Written request - Return each line of the listing below, unchanged, and omit the images.

(begin)

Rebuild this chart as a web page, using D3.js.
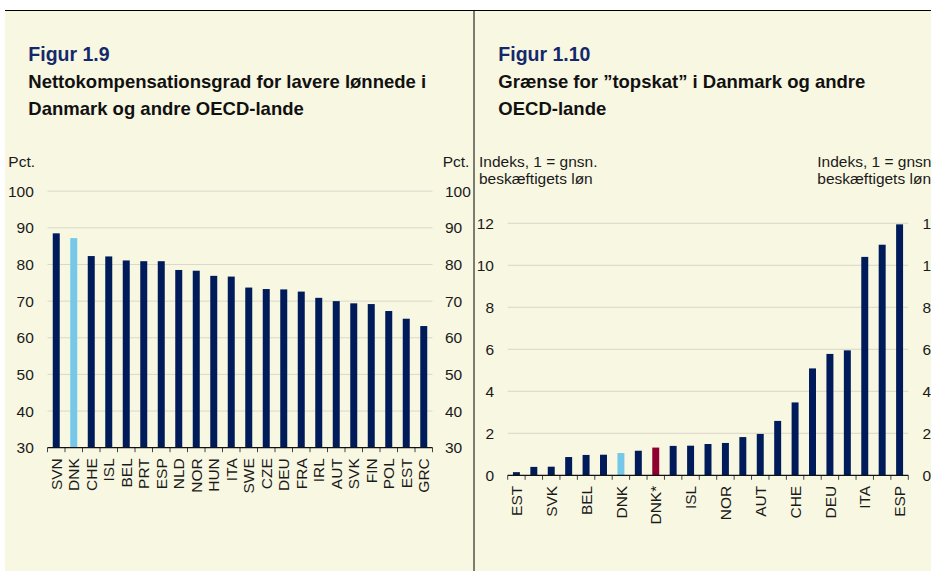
<!DOCTYPE html>
<html>
<head>
<meta charset="utf-8">
<script src="https://cdn.jsdelivr.net/npm/d3@7"></script>
<style>
  html, body { margin: 0; padding: 0; background: #ffffff; }
  svg { display: block; font-family: "Liberation Sans", Arial, sans-serif; }
</style>
</head>
<body>
<svg id="chart" width="931" height="571"></svg>
<script>
// ---------- Data: Figur 1.9 ----------
const leftCategories = ["SVN","DNK","CHE","ISL","BEL","PRT","ESP","NLD","NOR","HUN","ITA","SWE","CZE","DEU","FRA","IRL","AUT","SVK","FIN","POL","EST","GRC"];
const leftValues = [88.5,87.2,82.3,82.2,81.1,80.9,80.9,78.5,78.3,76.9,76.7,73.7,73.3,73.2,72.6,70.9,70.0,69.4,69.2,67.3,65.2,63.2];
const leftTicks = [30,40,50,60,70,80,90,100];
const leftHighlight = ["DNK"];

// ---------- Data: Figur 1.10 ----------
const rightCategories = ["EST","CZE","SVK","HUN","BEL","POL","DNK","NLD","DNK*","SWE","ISL","FIN","NOR","GBR","AUT","FRA","CHE","IRL","DEU","PRT","ITA","GRC","ESP"];
const rightValues = [0.15,0.40,0.41,0.87,0.97,0.98,1.06,1.17,1.32,1.40,1.41,1.49,1.54,1.82,1.97,2.59,3.47,5.09,5.78,5.95,10.40,10.98,11.95];
const rightShownLabels = ["EST","SVK","BEL","DNK","DNK*","ISL","NOR","AUT","CHE","DEU","ITA","ESP"];
const rightTicks = [0,2,4,6,8,10,12];

const NAVY = "#001b5a", LIGHT = "#76c8e9", RED = "#8e0030";
const BG = "#f8f7e2", GRID = "#d9d8ca", TXT = "#1a1a1a";

const svg = d3.select("#chart");

// background + frame lines
svg.append("rect").attr("x", 5).attr("y", 10).attr("width", 926).attr("height", 561).attr("fill", BG);
svg.append("line").attr("x1", 5).attr("x2", 931).attr("y1", 10.5).attr("y2", 10.5).attr("stroke", "#000").attr("stroke-width", 1);
svg.append("line").attr("x1", 474).attr("x2", 474).attr("y1", 10).attr("y2", 571).attr("stroke", "#000").attr("stroke-width", 1);

function titles(x, fig, lines) {
  svg.append("text").attr("x", x).attr("y", 61).attr("font-size", 19.5).attr("font-weight", "bold")
    .attr("fill", "#14296b").text(fig);
  lines.forEach((l, i) => {
    svg.append("text").attr("x", x).attr("y", 88.3 + i * 26.8).attr("font-size", 18.5)
      .attr("font-weight", "bold").attr("fill", "#111").text(l);
  });
}

function drawChart(opts) {
  const {cats, vals, ticks, yDomain, yRange, xRange, colorOf, labelFilter, leftLabelX, rightLabelX, fmt} = opts;
  const g = svg.append("g");
  const y = d3.scaleLinear().domain(yDomain).range(yRange);
  const x = d3.scaleBand().domain(cats).range(xRange).paddingInner(0.6).paddingOuter(0.3);
  const step = x.step();
  const gap = step - x.bandwidth();

  // gridlines
  g.selectAll(".grid").data(ticks.filter(t => t !== yDomain[0])).join("line")
    .attr("x1", xRange[0]).attr("x2", xRange[1])
    .attr("y1", d => y(d)).attr("y2", d => y(d))
    .attr("stroke", GRID).attr("stroke-width", 1);

  // bars
  g.selectAll(".bar").data(cats).join("rect")
    .attr("x", d => x(d)).attr("width", x.bandwidth())
    .attr("y", (d, i) => y(vals[i]))
    .attr("height", (d, i) => y(yDomain[0]) - y(vals[i]))
    .attr("fill", d => colorOf(d));

  // left y labels
  const ya = d3.axisLeft(y).tickValues(ticks).tickSize(0).tickPadding(0).tickFormat(fmt);
  const yl = g.append("g").attr("transform", `translate(${leftLabelX},0)`).call(ya);
  yl.select(".domain").remove();
  yl.selectAll("text").attr("font-size", 15.5).attr("fill", TXT).attr("font-family", "Liberation Sans, Arial, sans-serif");

  const yb = d3.axisRight(y).tickValues(ticks).tickSize(0).tickPadding(0).tickFormat(fmt);
  const yr = g.append("g").attr("transform", `translate(${rightLabelX},0)`).call(yb);
  yr.select(".domain").remove();
  yr.selectAll("text").attr("font-size", 15.5).attr("fill", TXT).attr("font-family", "Liberation Sans, Arial, sans-serif");

  // x axis labels
  const base = y(yDomain[0]);
  const xa = d3.axisBottom(x).tickSize(0).tickFormat(d => labelFilter(d) ? d : "");
  const xl = g.append("g").attr("transform", `translate(0,${base})`).call(xa);
  xl.select(".domain").remove();
  xl.selectAll("text")
    .attr("font-size", 15.5).attr("fill", TXT).attr("font-family", "Liberation Sans, Arial, sans-serif")
    .attr("transform", "rotate(-90)").attr("text-anchor", "end")
    .attr("x", -10.5).attr("y", 0).attr("dy", "0.36em");

  // boundary tick marks
  const bounds = cats.map(d => x(d) - gap / 2).concat([x(cats[cats.length - 1]) + x.bandwidth() + gap / 2]);
  g.selectAll(".tk").data(bounds).join("line")
    .attr("x1", d => d).attr("x2", d => d).attr("y1", base).attr("y2", base + 4.5)
    .attr("stroke", "#444").attr("stroke-width", 1);
  // axis baseline
  g.append("line").attr("x1", xRange[0]).attr("x2", xRange[1]).attr("y1", base).attr("y2", base)
    .attr("stroke", "#111").attr("stroke-width", 1.3);
}

// ----- Figur 1.9 -----
titles(28.3, "Figur 1.9", ["Nettokompensationsgrad for lavere lønnede i", "Danmark og andre OECD-lande"]);
svg.append("text").attr("x", 8.3).attr("y", 166.7).attr("font-size", 15.5).attr("fill", TXT).text("Pct.");
svg.append("text").attr("x", 442.7).attr("y", 166.7).attr("font-size", 15.5).attr("fill", TXT).text("Pct.");
drawChart({
  cats: leftCategories, vals: leftValues, ticks: leftTicks,
  yDomain: [30, 100], yRange: [447.7, 191.2], xRange: [47.5, 432.5],
  colorOf: d => leftHighlight.includes(d) ? LIGHT : NAVY,
  labelFilter: () => true, leftLabelX: 33.8, rightLabelX: 445, fmt: d3.format("d")
});

// ----- Figur 1.10 -----
titles(498.3, "Figur 1.10", ["Grænse for ”topskat” i Danmark og andre", "OECD-lande"]);
[[479, "start"], [817.3, "start"]].forEach(([xx]) => {
  svg.append("text").attr("x", xx).attr("y", 166.7).attr("font-size", 15.5).attr("fill", TXT).text("Indeks, 1 = gnsn.");
  svg.append("text").attr("x", xx).attr("y", 184.3).attr("font-size", 15.5).attr("fill", TXT).text("beskæftigets løn");
});
drawChart({
  cats: rightCategories, vals: rightValues, ticks: rightTicks,
  yDomain: [0, 12], yRange: [475.3, 223.3], xRange: [507.7, 908.3],
  colorOf: d => d === "DNK" ? LIGHT : (d === "DNK*" ? RED : NAVY),
  labelFilter: d => rightShownLabels.includes(d), leftLabelX: 494, rightLabelX: 922.5, fmt: d3.format("d")
});
</script>
</body>
</html>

(end)

The solution -
Rebuild this chart as a web page, using D3.js.
<!DOCTYPE html>
<html>
<head>
<meta charset="utf-8">
<script src="https://cdn.jsdelivr.net/npm/d3@7"></script>
<style>
  html, body { margin: 0; padding: 0; background: #ffffff; }
  svg { display: block; font-family: "Liberation Sans", Arial, sans-serif; }
</style>
</head>
<body>
<svg id="chart" width="931" height="571"></svg>
<script>
// ---------- Data: Figur 1.9 ----------
const leftCategories = ["SVN","DNK","CHE","ISL","BEL","PRT","ESP","NLD","NOR","HUN","ITA","SWE","CZE","DEU","FRA","IRL","AUT","SVK","FIN","POL","EST","GRC"];
const leftValues = [88.5,87.2,82.3,82.2,81.1,80.9,80.9,78.5,78.3,76.9,76.7,73.7,73.3,73.2,72.6,70.9,70.0,69.4,69.2,67.3,65.2,63.2];
const leftTicks = [30,40,50,60,70,80,90,100];
const leftHighlight = ["DNK"];

// ---------- Data: Figur 1.10 ----------
const rightCategories = ["EST","CZE","SVK","HUN","BEL","POL","DNK","NLD","DNK*","SWE","ISL","FIN","NOR","GBR","AUT","FRA","CHE","IRL","DEU","PRT","ITA","GRC","ESP"];
const rightValues = [0.15,0.40,0.41,0.87,0.97,0.98,1.06,1.17,1.32,1.40,1.41,1.49,1.54,1.82,1.97,2.59,3.47,5.09,5.78,5.95,10.40,10.98,11.95];
const rightShownLabels = ["EST","SVK","BEL","DNK","DNK*","ISL","NOR","AUT","CHE","DEU","ITA","ESP"];
const rightTicks = [0,2,4,6,8,10,12];

const NAVY = "#001b5a", LIGHT = "#76c8e9", RED = "#8e0030";
const BG = "#f8f7e2", GRID = "#d9d8ca", TXT = "#1a1a1a";

const svg = d3.select("#chart");

// background + frame lines
svg.append("rect").attr("x", 5).attr("y", 10).attr("width", 926).attr("height", 561).attr("fill", BG);
svg.append("line").attr("x1", 5).attr("x2", 931).attr("y1", 10.5).attr("y2", 10.5).attr("stroke", "#000").attr("stroke-width", 1);
svg.append("line").attr("x1", 474).attr("x2", 474).attr("y1", 10).attr("y2", 571).attr("stroke", "#000").attr("stroke-width", 1);

function titles(x, fig, lines) {
  svg.append("text").attr("x", x).attr("y", 61).attr("font-size", 19.5).attr("font-weight", "bold")
    .attr("fill", "#14296b").text(fig);
  lines.forEach((l, i) => {
    svg.append("text").attr("x", x).attr("y", 88.3 + i * 26.8).attr("font-size", 18.5)
      .attr("font-weight", "bold").attr("fill", "#111").text(l);
  });
}

function drawChart(opts) {
  const {cats, vals, ticks, yDomain, yRange, xRange, colorOf, labelFilter, leftLabelX, rightLabelX, fmt} = opts;
  const g = svg.append("g");
  const y = d3.scaleLinear().domain(yDomain).range(yRange);
  const x = d3.scaleBand().domain(cats).range(xRange).paddingInner(0.6).paddingOuter(0.3);
  const step = x.step();
  const gap = step - x.bandwidth();

  // gridlines
  g.selectAll(".grid").data(ticks.filter(t => t !== yDomain[0])).join("line")
    .attr("x1", xRange[0]).attr("x2", xRange[1])
    .attr("y1", d => y(d)).attr("y2", d => y(d))
    .attr("stroke", GRID).attr("stroke-width", 1);

  // bars
  g.selectAll(".bar").data(cats).join("rect")
    .attr("x", d => x(d)).attr("width", x.bandwidth())
    .attr("y", (d, i) => y(vals[i]))
    .attr("height", (d, i) => y(yDomain[0]) - y(vals[i]))
    .attr("fill", d => colorOf(d));

  // left y labels
  const ya = d3.axisLeft(y).tickValues(ticks).tickSize(0).tickPadding(0).tickFormat(fmt);
  const yl = g.append("g").attr("transform", `translate(${leftLabelX},0)`).call(ya);
  yl.select(".domain").remove();
  yl.selectAll("text").attr("font-size", 15.5).attr("fill", TXT).attr("font-family", "Liberation Sans, Arial, sans-serif");

  const yb = d3.axisRight(y).tickValues(ticks).tickSize(0).tickPadding(0).tickFormat(fmt);
  const yr = g.append("g").attr("transform", `translate(${rightLabelX},0)`).call(yb);
  yr.select(".domain").remove();
  yr.selectAll("text").attr("font-size", 15.5).attr("fill", TXT).attr("font-family", "Liberation Sans, Arial, sans-serif");

  // x axis labels
  const base = y(yDomain[0]);
  const xa = d3.axisBottom(x).tickSize(0).tickFormat(d => labelFilter(d) ? d : "");
  const xl = g.append("g").attr("transform", `translate(0,${base})`).call(xa);
  xl.select(".domain").remove();
  xl.selectAll("text")
    .attr("font-size", 15.5).attr("fill", TXT).attr("font-family", "Liberation Sans, Arial, sans-serif")
    .attr("transform", "rotate(-90)").attr("text-anchor", "end")
    .attr("x", -10.5).attr("y", 0).attr("dy", "0.36em");

  // boundary tick marks
  const bounds = cats.map(d => x(d) - gap / 2).concat([x(cats[cats.length - 1]) + x.bandwidth() + gap / 2]);
  g.selectAll(".tk").data(bounds).join("line")
    .attr("x1", d => d).attr("x2", d => d).attr("y1", base).attr("y2", base + 4.5)
    .attr("stroke", "#444").attr("stroke-width", 1);
  // axis baseline
  g.append("line").attr("x1", xRange[0]).attr("x2", xRange[1]).attr("y1", base).attr("y2", base)
    .attr("stroke", "#111").attr("stroke-width", 1.3);
}

// ----- Figur 1.9 -----
titles(28.3, "Figur 1.9", ["Nettokompensationsgrad for lavere lønnede i", "Danmark og andre OECD-lande"]);
svg.append("text").attr("x", 8.3).attr("y", 166.7).attr("font-size", 15.5).attr("fill", TXT).text("Pct.");
svg.append("text").attr("x", 442.7).attr("y", 166.7).attr("font-size", 15.5).attr("fill", TXT).text("Pct.");
drawChart({
  cats: leftCategories, vals: leftValues, ticks: leftTicks,
  yDomain: [30, 100], yRange: [447.7, 191.2], xRange: [47.5, 432.5],
  colorOf: d => leftHighlight.includes(d) ? LIGHT : NAVY,
  labelFilter: () => true, leftLabelX: 33.8, rightLabelX: 445, fmt: d3.format("d")
});

// ----- Figur 1.10 -----
titles(498.3, "Figur 1.10", ["Grænse for ”topskat” i Danmark og andre", "OECD-lande"]);
[[479, "start"], [817.3, "start"]].forEach(([xx]) => {
  svg.append("text").attr("x", xx).attr("y", 166.7).attr("font-size", 15.5).attr("fill", TXT).text("Indeks, 1 = gnsn.");
  svg.append("text").attr("x", xx).attr("y", 184.3).attr("font-size", 15.5).attr("fill", TXT).text("beskæftigets løn");
});
drawChart({
  cats: rightCategories, vals: rightValues, ticks: rightTicks,
  yDomain: [0, 12], yRange: [475.3, 223.3], xRange: [507.7, 908.3],
  colorOf: d => d === "DNK" ? LIGHT : (d === "DNK*" ? RED : NAVY),
  labelFilter: d => rightShownLabels.includes(d), leftLabelX: 494, rightLabelX: 922.5, fmt: d3.format("d")
});
</script>
</body>
</html>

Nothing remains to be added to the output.